The President of the RS, Milorad Dodik, said that March 1 is not and cannot be a holiday of the Serbian people, neither in the RS, nor in the Federation of Bosnia and Herzegovina. The reasons, he says, are known to everyone.
“It is a date that carries two difficult facts for the Serbian people – the killing of the Serbian wedding party in Sarajevo and the fact that the Serbian people were outvoted in the so-called referendum. March 1 cannot be a holiday for us, but it is a signpost of where we would end up as a nation if it wasn’t for January 9,” Dodik claims.
Republika Srpska celebrates the day when peace was established, which is November 21, not the day when the war began, said the Center for Research on War and War Crimes of the RS.
“We cannot accept the fact that the beginning of the war and the events of the war can mean any reason for celebration, if after that there was a bloodshed, and if we do not look only from the Serbian side, there was a general bloodshed in Bosnia and Herzegovina,” says Viktor Nuždić from the Center for War Research.

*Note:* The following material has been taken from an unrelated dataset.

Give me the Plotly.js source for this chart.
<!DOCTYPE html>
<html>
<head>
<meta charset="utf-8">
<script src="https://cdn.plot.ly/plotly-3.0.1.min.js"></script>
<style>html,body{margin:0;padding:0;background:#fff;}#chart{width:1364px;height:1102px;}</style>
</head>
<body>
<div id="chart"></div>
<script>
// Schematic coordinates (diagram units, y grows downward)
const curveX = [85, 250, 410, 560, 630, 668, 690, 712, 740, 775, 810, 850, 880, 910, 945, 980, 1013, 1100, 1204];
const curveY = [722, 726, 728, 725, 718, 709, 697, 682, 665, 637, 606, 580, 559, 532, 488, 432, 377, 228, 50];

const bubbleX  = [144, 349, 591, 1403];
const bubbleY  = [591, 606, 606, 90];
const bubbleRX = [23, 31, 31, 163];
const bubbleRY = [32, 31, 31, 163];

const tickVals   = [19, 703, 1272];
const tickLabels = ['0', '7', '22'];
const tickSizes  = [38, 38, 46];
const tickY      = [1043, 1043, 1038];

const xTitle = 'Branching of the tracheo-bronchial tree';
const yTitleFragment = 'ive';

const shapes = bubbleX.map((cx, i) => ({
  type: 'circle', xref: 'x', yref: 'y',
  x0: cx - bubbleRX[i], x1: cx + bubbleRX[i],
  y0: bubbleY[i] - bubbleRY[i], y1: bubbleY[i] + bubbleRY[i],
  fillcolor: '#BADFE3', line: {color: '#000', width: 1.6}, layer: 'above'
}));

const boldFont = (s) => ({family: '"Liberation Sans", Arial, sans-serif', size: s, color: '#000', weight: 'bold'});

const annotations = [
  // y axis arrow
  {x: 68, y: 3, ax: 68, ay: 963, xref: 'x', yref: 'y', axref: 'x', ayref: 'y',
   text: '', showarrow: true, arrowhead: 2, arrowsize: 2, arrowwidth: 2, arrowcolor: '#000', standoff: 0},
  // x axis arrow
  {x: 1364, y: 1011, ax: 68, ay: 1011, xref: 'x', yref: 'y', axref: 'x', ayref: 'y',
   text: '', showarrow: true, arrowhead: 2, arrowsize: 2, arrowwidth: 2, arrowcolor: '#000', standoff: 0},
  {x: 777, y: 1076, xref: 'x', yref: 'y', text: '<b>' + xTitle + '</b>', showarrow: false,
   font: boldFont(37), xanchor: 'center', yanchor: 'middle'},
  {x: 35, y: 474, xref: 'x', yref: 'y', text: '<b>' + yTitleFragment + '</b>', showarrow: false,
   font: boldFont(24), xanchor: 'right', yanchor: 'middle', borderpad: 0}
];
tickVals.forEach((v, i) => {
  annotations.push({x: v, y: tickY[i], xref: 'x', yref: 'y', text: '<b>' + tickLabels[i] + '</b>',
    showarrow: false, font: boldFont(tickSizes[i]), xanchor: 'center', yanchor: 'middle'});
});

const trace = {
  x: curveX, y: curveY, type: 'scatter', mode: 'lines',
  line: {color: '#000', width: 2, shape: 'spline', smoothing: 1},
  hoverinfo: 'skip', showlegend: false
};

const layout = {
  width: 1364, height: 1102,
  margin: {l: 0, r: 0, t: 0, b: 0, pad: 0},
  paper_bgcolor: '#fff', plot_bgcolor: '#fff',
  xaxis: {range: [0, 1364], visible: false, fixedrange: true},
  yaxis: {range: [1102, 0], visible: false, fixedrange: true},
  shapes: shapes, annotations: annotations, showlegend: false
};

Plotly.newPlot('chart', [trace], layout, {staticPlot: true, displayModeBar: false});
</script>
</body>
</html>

Former Serbian member of the Presidency of Bosnia and Herzegovina, Mladen Ivanić, says that this date should not be glorified, not only because it marked the beginning of the war, but also because according to the law of the time, the referendum could be valid if 66 percent of the citizens voted for it, which, he points out, was not the case.
“First of all, the decision on the referendum was made without representatives of the Serbian people at the time, and I think it was one of the first examples of over-voting, and everything that is passed in Bosnia and Herzegovina in such a way can only have negative consequences and it led to this,” he said.
March 1 cannot be Independence Day, they point out in the Republika Srpska, not only because the Parliamentary Assembly of Bosnia and Herzegovina did not adopt the Law on Holidays, but also because half of the country does not recognize it and does not celebrate it, but, they say, only half of the cantons celebrate it in the Federation of Bosnia and Herzegovina.